2401 Welton St., Denver
HOURS: Mon.–Tues. noon–8 p.m., Wed. and Fri. 10 a.m.–6 p.m.,
Sat. 9 a.m.–5 p.m.
The Blair-Caldwell African American Research Library represents a lot of firsts for African Americans in Denver . The idea for a library focusing on all aspects of African American histories from Denver and beyond came from the city’s first black mayor, Wellington E. Webb, and his wife, Wilma Webb.
Opened in 2003, the library was intended to be part of a broad revitalization of the Five Points neighborhood and a gateway to the businesses on Welton Street. Five Points was historically a thriving African American neighborhood with great jazz clubs, soul food restaurants, and other businesses.

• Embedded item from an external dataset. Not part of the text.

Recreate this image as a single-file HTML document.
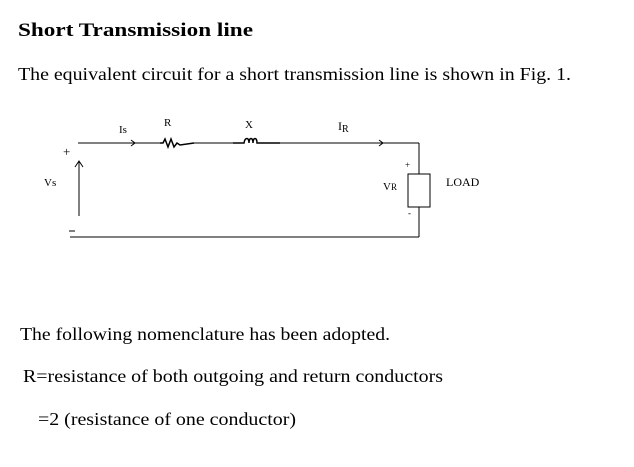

The library is named after Omar Blair, the first African American to head the Denver School Board, and Elvin Caldwell, Denver’s first black city councilman.

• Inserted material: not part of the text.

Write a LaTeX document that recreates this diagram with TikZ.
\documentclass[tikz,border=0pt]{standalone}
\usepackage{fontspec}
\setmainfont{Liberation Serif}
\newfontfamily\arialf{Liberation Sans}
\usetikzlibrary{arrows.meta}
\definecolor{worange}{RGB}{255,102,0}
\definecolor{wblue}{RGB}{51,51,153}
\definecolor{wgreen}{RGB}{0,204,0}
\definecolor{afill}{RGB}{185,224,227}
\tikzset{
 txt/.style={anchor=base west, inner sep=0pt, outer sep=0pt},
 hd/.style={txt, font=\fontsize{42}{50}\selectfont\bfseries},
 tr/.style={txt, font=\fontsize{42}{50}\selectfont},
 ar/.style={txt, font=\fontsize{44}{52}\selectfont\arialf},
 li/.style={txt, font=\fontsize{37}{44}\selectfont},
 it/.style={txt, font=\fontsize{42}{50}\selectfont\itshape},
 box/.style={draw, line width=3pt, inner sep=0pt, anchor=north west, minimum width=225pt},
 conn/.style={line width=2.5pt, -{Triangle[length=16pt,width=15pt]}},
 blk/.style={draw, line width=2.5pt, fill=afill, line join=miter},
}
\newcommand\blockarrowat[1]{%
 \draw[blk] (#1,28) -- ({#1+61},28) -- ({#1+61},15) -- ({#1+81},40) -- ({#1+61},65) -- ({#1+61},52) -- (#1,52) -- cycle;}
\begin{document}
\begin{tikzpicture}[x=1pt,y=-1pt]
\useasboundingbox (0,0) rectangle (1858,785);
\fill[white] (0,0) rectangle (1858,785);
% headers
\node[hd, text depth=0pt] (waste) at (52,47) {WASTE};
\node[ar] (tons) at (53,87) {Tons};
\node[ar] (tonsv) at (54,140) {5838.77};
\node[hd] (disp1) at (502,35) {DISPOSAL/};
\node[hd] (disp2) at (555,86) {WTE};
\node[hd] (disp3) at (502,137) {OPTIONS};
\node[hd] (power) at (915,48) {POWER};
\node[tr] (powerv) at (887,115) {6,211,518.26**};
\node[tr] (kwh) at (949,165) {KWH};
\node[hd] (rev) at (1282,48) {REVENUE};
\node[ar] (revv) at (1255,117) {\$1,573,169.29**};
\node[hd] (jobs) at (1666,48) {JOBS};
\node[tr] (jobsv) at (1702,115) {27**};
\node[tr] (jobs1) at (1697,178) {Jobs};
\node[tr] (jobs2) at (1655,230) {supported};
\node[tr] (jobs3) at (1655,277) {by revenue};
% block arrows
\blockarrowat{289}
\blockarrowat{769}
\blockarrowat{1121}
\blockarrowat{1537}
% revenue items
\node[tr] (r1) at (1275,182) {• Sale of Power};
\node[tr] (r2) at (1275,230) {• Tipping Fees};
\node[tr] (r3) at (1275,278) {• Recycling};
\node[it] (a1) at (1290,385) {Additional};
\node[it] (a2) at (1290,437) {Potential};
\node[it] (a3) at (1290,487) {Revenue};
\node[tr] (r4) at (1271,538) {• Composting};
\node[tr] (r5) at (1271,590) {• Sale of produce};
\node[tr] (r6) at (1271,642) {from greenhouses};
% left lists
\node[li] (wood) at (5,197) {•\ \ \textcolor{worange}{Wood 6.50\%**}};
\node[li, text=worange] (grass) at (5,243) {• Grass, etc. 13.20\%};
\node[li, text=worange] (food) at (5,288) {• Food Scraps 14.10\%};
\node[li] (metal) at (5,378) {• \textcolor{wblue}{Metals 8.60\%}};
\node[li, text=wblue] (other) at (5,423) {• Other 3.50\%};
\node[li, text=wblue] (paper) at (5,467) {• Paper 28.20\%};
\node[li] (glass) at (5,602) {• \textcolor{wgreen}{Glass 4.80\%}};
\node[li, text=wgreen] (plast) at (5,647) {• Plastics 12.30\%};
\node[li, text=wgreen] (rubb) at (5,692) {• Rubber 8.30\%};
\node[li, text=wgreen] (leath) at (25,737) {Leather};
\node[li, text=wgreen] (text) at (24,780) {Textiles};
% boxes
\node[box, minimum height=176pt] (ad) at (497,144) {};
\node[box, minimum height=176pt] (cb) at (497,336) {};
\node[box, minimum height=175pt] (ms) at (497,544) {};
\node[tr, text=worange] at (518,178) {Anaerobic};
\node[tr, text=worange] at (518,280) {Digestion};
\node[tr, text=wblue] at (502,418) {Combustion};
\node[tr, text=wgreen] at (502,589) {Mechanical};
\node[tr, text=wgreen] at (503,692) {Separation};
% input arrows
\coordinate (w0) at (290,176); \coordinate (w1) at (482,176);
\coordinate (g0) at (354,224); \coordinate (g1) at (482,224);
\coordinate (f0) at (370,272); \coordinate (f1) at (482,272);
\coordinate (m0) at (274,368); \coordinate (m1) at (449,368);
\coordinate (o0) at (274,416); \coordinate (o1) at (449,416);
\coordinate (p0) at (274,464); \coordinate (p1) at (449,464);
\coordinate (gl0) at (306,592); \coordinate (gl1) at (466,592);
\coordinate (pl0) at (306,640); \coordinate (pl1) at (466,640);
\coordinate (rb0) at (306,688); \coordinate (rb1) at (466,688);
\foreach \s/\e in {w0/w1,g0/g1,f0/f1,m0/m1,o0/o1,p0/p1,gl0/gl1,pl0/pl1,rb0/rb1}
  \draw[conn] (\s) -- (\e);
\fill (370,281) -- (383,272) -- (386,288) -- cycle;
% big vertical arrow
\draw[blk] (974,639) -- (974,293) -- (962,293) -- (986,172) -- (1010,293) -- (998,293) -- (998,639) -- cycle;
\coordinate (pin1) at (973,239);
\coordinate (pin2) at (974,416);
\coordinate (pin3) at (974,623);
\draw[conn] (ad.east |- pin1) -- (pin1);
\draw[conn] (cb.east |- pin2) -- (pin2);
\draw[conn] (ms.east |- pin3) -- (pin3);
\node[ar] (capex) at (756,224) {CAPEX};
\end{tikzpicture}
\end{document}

The 1st floor of the building is a typical lending library, but the 2nd and 3rd floors are more of a museum that tells of African Americans who came to the West and why, with artifacts on display. Visitors can sit in a replica barber shop and hear the story of how the shop’s owner and his family fled a life of slavery and ended up in Denver . Or hear the music that rocked Five Points in its heyday. The library also has rotating art exhibits by contemporary African American artists.